October 1, 2016
Introduction:
For my first project in the Data Visualization class I wanted to work with a dataset that pertained to New York City residents, and chose one that targeted the leading causes of death for people who lived in the city. I was interested to see if certain diseases that lead to death are more prevalent in particular ethnic groups, and, further, if that differs between men and women within an ethnic group. My goal was to address these points, and to see if diseases truly target certain groups, at all.
Three Visualizations:
The first visualization that informed my design was a bar graph depicting the daily routine of creatives, similarly called ,“The Daily Routine of Famous Creative People”. The various types of creative people and the multiple targeted categories of the day (sleep, exercise, etc.) made me think about ways to work with my dataset – with different ethnic groups and the targeted categories of diseases that were identified therein. I liked the organization of a simple bar graph, the use of color, and how if you clicked on a color category you could see the data filtered, which was impactful.
This visualization from the Wall Street Journal called “Battling Infectious Diseases in the 20th Century: The Impact of Vaccines” has the most obvious ties to my own data in terms of the topic of focus – health in the U.S. over the course of years. There are some notable differences: the WSJ data was taken over the course of 70 years, while the NYC Open Data used in my lab spanned less than a decade; the WSJ data and visualizations reflected nationwide findings, where my data was centralized in one city; and the WSJ used heat maps. Given all that, I found it helpful to see that they had approached each disease with a separate visualization, to ensure clarity, and the colors used are those associated with the points they were trying to depict (red in the graph denotes a high level of illness/ danger, blue is very low levels of illness/ stability ).

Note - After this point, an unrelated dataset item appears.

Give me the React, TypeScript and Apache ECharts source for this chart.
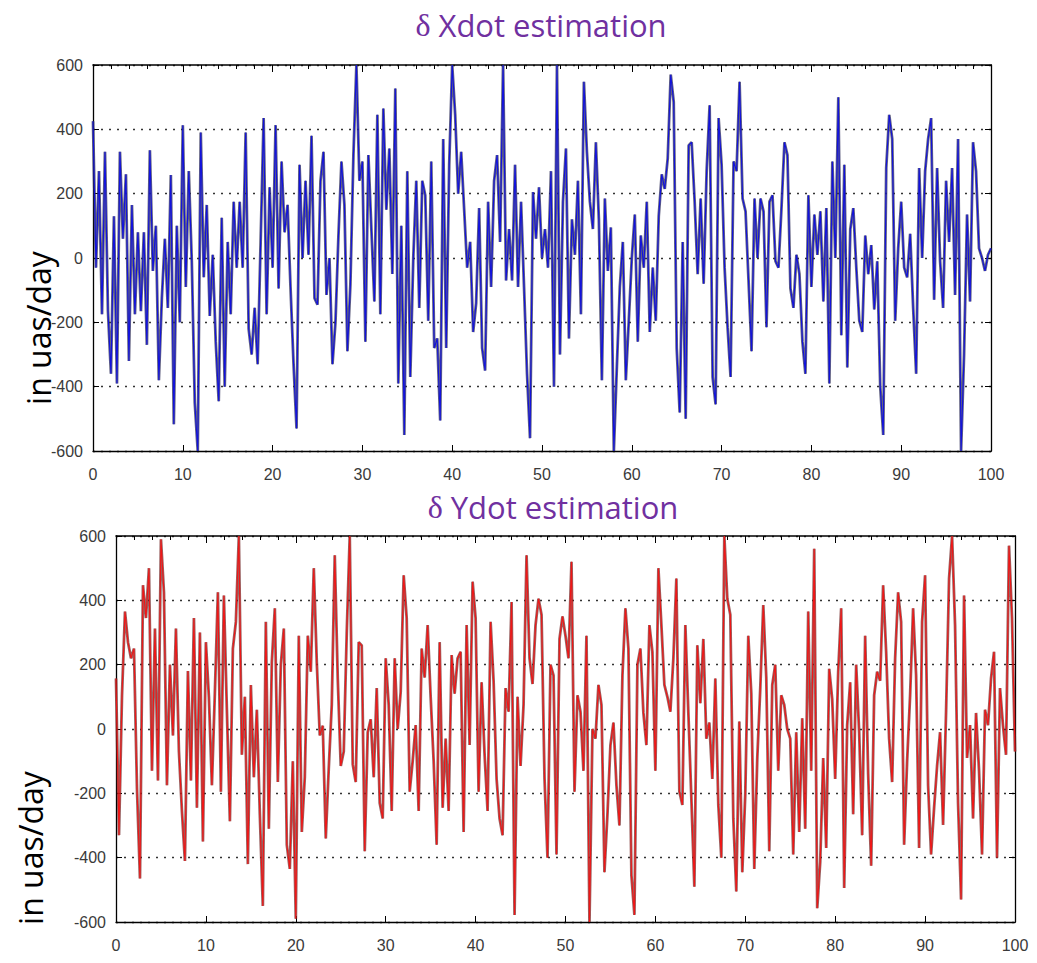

The last visualization is from CNN and it shows diversity in the U.S. between different generations. What informed my design was the way the CNN visualization used color to represent different ethnic groups, which allows viewers to see the information in a clear way, and really aided in the overall effect.
Materials Used:
The dataset I used was called “NYC Leading Causes of Death”, sourced from NYC Open Data, where over 1500 datasets that are generated from city agencies and organizations, are available to the public online. While my data came from the Health section of the site, other data categories available included Education and Housing& Development. My data set spanned between 2007-2011, and reflected men and women from the following groups: Non Hispanic White, Asian& Pacific Islander, Hispanic, and Non Hispanic Black. Examples of the causes of death in the data were malignant neoplasms, heart disease, and pneumonia.
Tableau Public was the software utilized for the visualizations in this lab. In this software a spreadsheet (in my case saved as a CSV), an be accessed by Tableau, and then interactive data visualizations can be made.
Lecture slides were referred to, in specific those from 8/30 (of particular note were slides “Less is More” and the “Memorable Embellishments” of graphs).
Class readings that I mainly referenced were Hadley Wickham’s “Tidy Data”, and Stephen Few’s “Effectively Communicating Numbers” (in the latter the section A Step by Step Graph Selection and Design Process was very useful). Also helpful was Lindsay MacDonald’s “Using Color Effectively in Computer Graphics” to remind me of color association and taking into account users needs.
Methods Used : After I downloaded the dataset from NYC Open Data, saved as a CSV, I went back over the data to check it was “clean” and not cells in the sheet were empty. Once the data was clean, I could easily use it in Tableau. In my “Sheet” I began to explore the features that would help to build my visualizations, including dragging dimensions to different areas of the sheet, customizing colors for different ethnicities, and selecting the best visualization option in the “marks” section.
Once I assessed initial stages of the disease visuals I decided to edit out diseases that had every low showings across all ethnicities. I only included those in which 20% or more were represented, within any ethic group at any period of time. As an example, Asian& Pacific Islanders, of both sexes, had higher levels of pneumonia than many other groups, which had less than 20%, so I kept that disease in the data.
Results: It was interesting to see that men and women of the same ethnic groups did have slight variations in the charts. Overall, it appears that if a disease effects a group, it effects the men and women of that group. Asian& Pacific Islanders, of either sex, had a high risks of cerebrovascular disease and pneumonia/ influenza. Hispanics also shared a high risk of pneumonia/ influenza. Non- Hispanic Black men and women were at high risk when it came to diabetes. My final visualization, below, aided in my findings.
Future directions: It would be interesting to also work with current data on this topic, as the data set I used stops at 2011. Having updated data, say up to 2015, would give a more comprehensive view on health risks that impact New York City residents.